FIFA yeni futbol dünya sıralamasını açıkladı ve Türkiye 38. sırada gözüktü.
İki ay önceki sıralamada 32. sırada idik, altı basamak geriledik.
32. sıra bile zaten yeterince kötü idi, bu altı sıra düşüş tüy dikti.
İçeride futbolle yat, futbolle kalk, sonra da dünya sıralamasında 38. ol, bu durum bile zaten başlı başına bir rezalet.

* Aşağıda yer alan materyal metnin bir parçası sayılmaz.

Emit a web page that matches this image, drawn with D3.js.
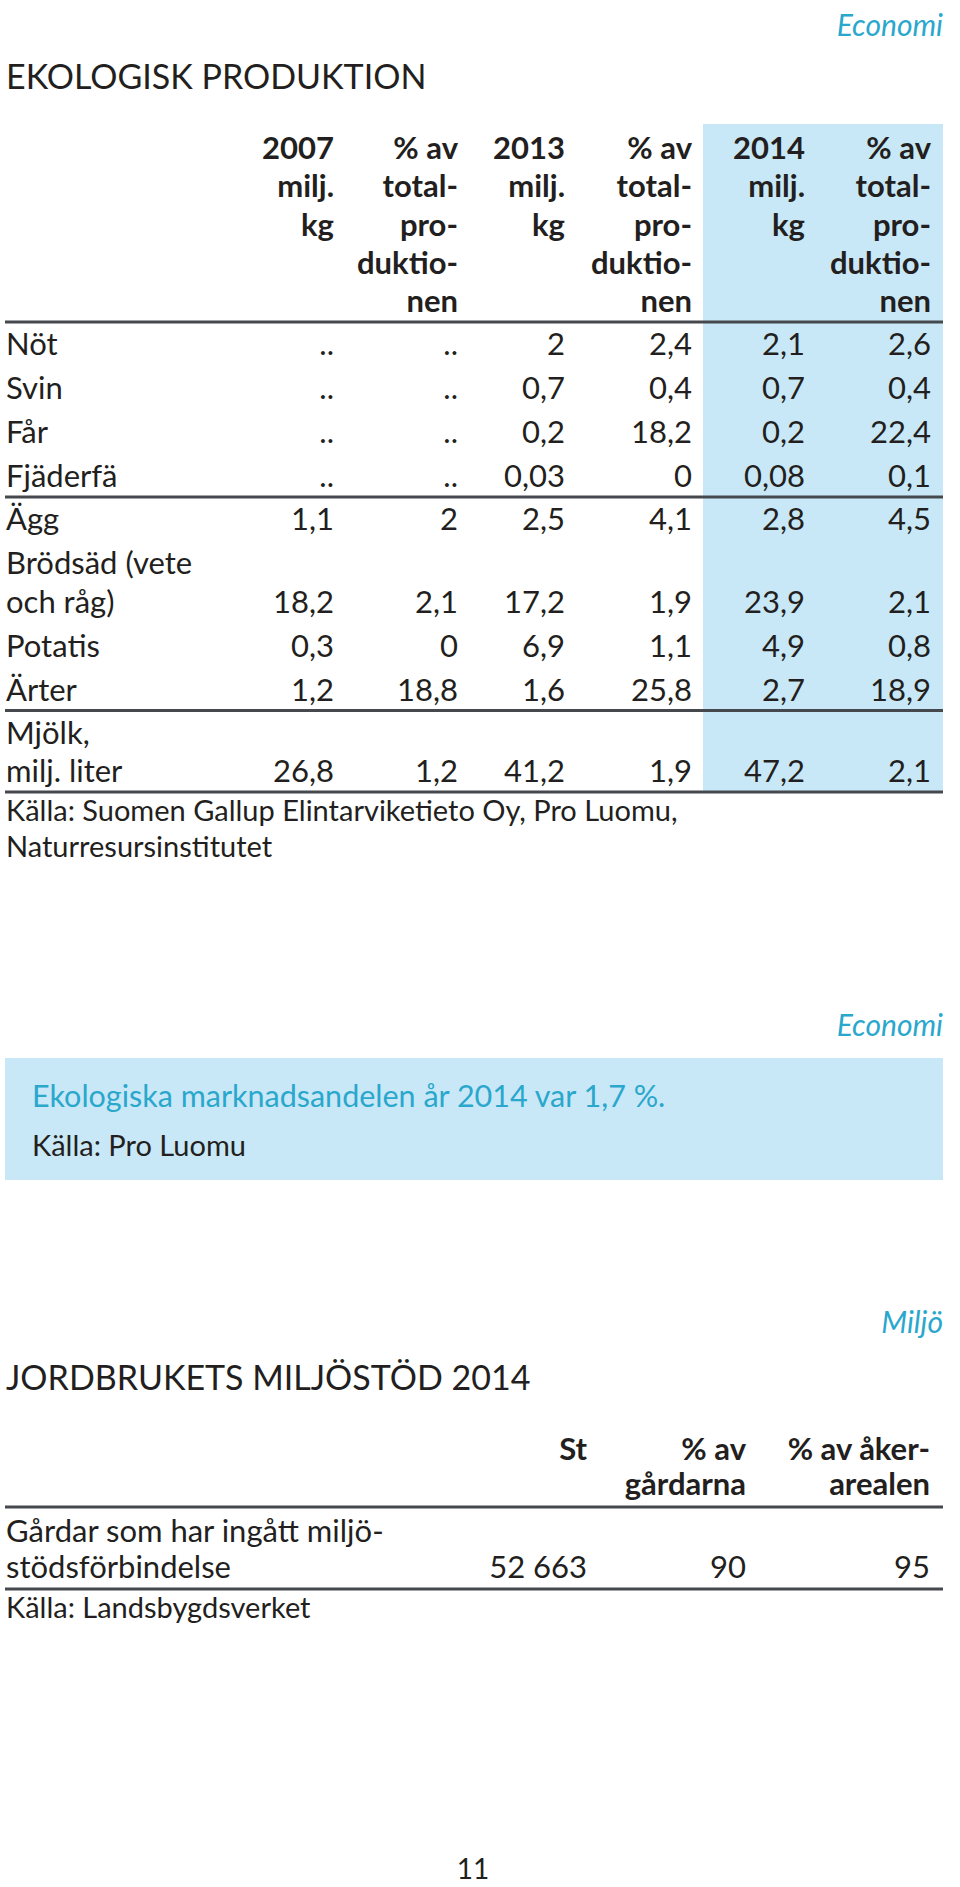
<!DOCTYPE html>
<html><head><meta charset="utf-8">
<script src="https://cdn.jsdelivr.net/npm/d3@7"></script>
<style>
html,body{margin:0;padding:0;background:#fff;}
svg{display:block;}
text{font-family:Lato,"Noto Sans",sans-serif;fill:#231f20;}
</style></head>
<body>
<script>
// ---------- DATA ----------
const products = [["Nöt"],["Svin"],["Får"],["Fjäderfä"],["Ägg"],["Brödsäd (vete","och råg)"],["Potatis"],["Ärter"],["Mjölk,","milj. liter"]];
const kg2007  = [null,null,null,null,1.1,18.2,0.3,1.2,26.8];
const pct2007 = [null,null,null,null,2,2.1,0,18.8,1.2];
const kg2013  = [2,0.7,0.2,0.03,2.5,17.2,6.9,1.6,41.2];
const pct2013 = [2.4,0.4,18.2,0,4.1,1.9,1.1,25.8,1.9];
const kg2014  = [2.1,0.7,0.2,0.08,2.8,23.9,4.9,2.7,47.2];
const pct2014 = [2.6,0.4,22.4,0.1,4.5,2.1,0.8,18.9,2.1];
const groupEnds = [3,7,8];
const colKeys = ["kg2007","pct2007","kg2013","pct2013","kg2014","pct2014"];
const colHeaders = [["2007","milj.","kg"],["% av","total-","pro-","duktio-","nen"],["2013","milj.","kg"],["% av","total-","pro-","duktio-","nen"],["2014","milj.","kg"],["% av","total-","pro-","duktio-","nen"]];
const source1 = ["Källa: Suomen Gallup Elintarviketieto Oy, Pro Luomu,","Naturresursinstitutet"];

const marketText = "Ekologiska marknadsandelen år 2014 var 1,7 %.";
const marketSource = "Källa: Pro Luomu";

const envKeys = ["st","pctFarms","pctArea"];
const envHeaders = [["St"],["% av","gårdarna"],["% av åker-","arealen"]];
const envRowLabel = ["Gårdar som har ingått miljö-","stödsförbindelse"];
const envValues = [52663,90,95];
const source2 = "Källa: Landsbygdsverket";
const pageNumber = "11";

// ---------- SETUP ----------
const W = 960, H = 1887;
const svg = d3.select("body").append("svg").attr("width",W).attr("height",H);
const locale = d3.formatLocale({decimal:",",thousands:"\u00a0",grouping:[3],currency:["",""]});
const fnum = locale.format(",~r");
const fmt = v => v == null ? ".." : fnum(v);
const cyan = "#2aa7cc", blueBg = "#c9e8f7", ruleColor = "#45494e";
const bodySize = 31, smallSize = 29, titleSize = 34, tagSize = 30;
const left = 6, right = 943, ruleLeft = 5;

// ---------- SECTION 1 ----------
svg.append("text").attr("x",right).attr("y",36).attr("text-anchor","end")
  .style("font-style","italic").style("font-size",tagSize+"px").style("fill",cyan).text("Economi");
svg.append("text").attr("x",left).attr("y",89).style("font-size",titleSize+"px").text("EKOLOGISK PRODUKTION");

const colX = d3.scaleOrdinal().domain(colKeys).range([334,458,565,692,805,931]);
const columns = {kg2007,pct2007,kg2013,pct2013,kg2014,pct2014};

// row layout
const headerRule = 322;
let cur = headerRule + 33;
const rows = [], rules = [headerRule];
products.forEach((lines,i) => {
  const first = cur, last = cur + (lines.length-1)*38.5;
  rows.push({lines, first, last, i});
  if (groupEnds.includes(i)) { const r = last + 10; rules.push(r); cur = r + 33; }
  else cur = last + 44;
});
const lastRule = rules[rules.length-1];

// highlight of 2014 columns
svg.append("rect").attr("x",703).attr("y",124).attr("width",right-703).attr("height",lastRule-124).attr("fill",blueBg);

// header
const hdr = svg.append("g").style("font-weight","700").style("font-size",bodySize+"px");
colKeys.forEach((k,ci) => {
  colHeaders[ci].forEach((t,li) => {
    hdr.append("text").attr("x",colX(k)).attr("y",159 + li*38.3).attr("text-anchor","end").text(t);
  });
});

// body
const body = svg.append("g").style("font-size",bodySize+"px");
rows.forEach(r => {
  r.lines.forEach((t,li) => body.append("text").attr("x",left).attr("y",r.first + li*38.5).text(t));
  colKeys.forEach(k => {
    body.append("text").attr("x",colX(k)).attr("y",r.last).attr("text-anchor","end").text(fmt(columns[k][r.i]));
  });
});

// rules
svg.selectAll("line.r1").data(rules).join("line").attr("class","r1")
  .attr("x1",ruleLeft).attr("x2",right).attr("y1",d=>d).attr("y2",d=>d)
  .attr("stroke",ruleColor).attr("stroke-width",3);

source1.forEach((t,i) => svg.append("text").attr("x",left).attr("y",lastRule+29+i*36).style("font-size",smallSize+"px").text(t));

// ---------- SECTION 2 ----------
svg.append("text").attr("x",right).attr("y",1036).attr("text-anchor","end")
  .style("font-style","italic").style("font-size",tagSize+"px").style("fill",cyan).text("Economi");
svg.append("rect").attr("x",ruleLeft).attr("y",1058).attr("width",right-ruleLeft).attr("height",122).attr("fill",blueBg);
svg.append("text").attr("x",32).attr("y",1107).style("font-size","30.5px").style("fill",cyan).text(marketText);
svg.append("text").attr("x",32).attr("y",1156).style("font-size",smallSize+"px").text(marketSource);

// ---------- SECTION 3 ----------
svg.append("text").attr("x",right).attr("y",1333).attr("text-anchor","end")
  .style("font-style","italic").style("font-size",tagSize+"px").style("fill",cyan).text("Miljö");
svg.append("text").attr("x",left).attr("y",1390).style("font-size",titleSize+"px").text("JORDBRUKETS MILJÖSTÖD 2014");

const envX = d3.scaleOrdinal().domain(envKeys).range([587,746,930]);
const hdr2 = svg.append("g").style("font-weight","700").style("font-size",bodySize+"px");
envKeys.forEach((k,ci) => envHeaders[ci].forEach((t,li) =>
  hdr2.append("text").attr("x",envX(k)).attr("y",1460+li*35).attr("text-anchor","end").text(t)));
const envRules = [1507,1589];
svg.selectAll("line.r2").data(envRules).join("line").attr("class","r2")
  .attr("x1",ruleLeft).attr("x2",right).attr("y1",d=>d).attr("y2",d=>d)
  .attr("stroke",ruleColor).attr("stroke-width",3);
const body2 = svg.append("g").style("font-size",bodySize+"px");
envRowLabel.forEach((t,i) => body2.append("text").attr("x",left).attr("y",1542+i*36).text(t));
envKeys.forEach((k,ci) => body2.append("text").attr("x",envX(k)).attr("y",1578).attr("text-anchor","end").text(fnum(envValues[ci])));
svg.append("text").attr("x",left).attr("y",1618).style("font-size",smallSize+"px").text(source2);

svg.append("text").attr("x",473).attr("y",1879).attr("text-anchor","middle").style("font-size","28px").text(pageNumber);
</script>
</body></html>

Futbolcular çok iyi paralar kazanıyorlar, Türkiye Futbol Federasyonu’nun (TFF) da çok parası var, reklam sektörü-futbol ilişkisi çok iyi ama sonuçta gelinen nokta dünya sıralamasında 38.lik.
Perşembenin gelişi zaten Çarşambadan hatta haftanın tüm günlerinden belli idi.
Brezilya'ya gidemedik, son Avrupa kupasına da katılamadık.
Bu sefer de Avrupa kupası elemelerine nüfusu Şişli kadar olan bir ülkeden üç yiyerek başladık.
Umarım Fransa'da yapılacak bu Avrupa Kupasına katılmak mümkün olur.
Şayet olmaz ise de işin iyi tarafını görmek gerekebilir, ülkemiz Türkiye'de futbolün kaymağını yiyen bir yönetici kesim sistem dışı kalır, daha doğrusu kalmak zorunda olur.
Bunun da bizim ülkemizde bir garantisi yok, bunu da unutmayalım.
Galatasaray, yaş ortalaması 22 olan Anderlecht'i kendi sahasında yenemiyor.
Trabzonspor-Fenerbahçe maçını seyrettik, doğrudur, olaysız bir maç oldu, bu çok iyi ama aynı zamanda futbol de pek yoktu.
Bu sezona büyük ümitlerle başlayan Beşiktaş da çok büyük ölçüde aksamaya başladı, Yunanistan'da Süper Lig'e çıkalı daha beş sene olmuş bir takımı, Asteras Tripoli, yine içeride yenemedi.
Dört büyük takımımız böyle iken Milli Takımın harikalar yaratması da zaten düşünülemez, ülke sıralamamız da 32. den, 38'e düşer, normaldir.
Normal olmayan, bu manzara karşısında TFF'nin kayıtsız kalmasıdır, en azından bir istifa bile düşünülmemektedir.
Türkiye şike ile sallandı, UEFA'dan, CAS'dan cezalar yedik, TFF yine ağzını açmadı. Merak ediyorum, bu TFF koltuklarını bu kadar cazip kılan nedir?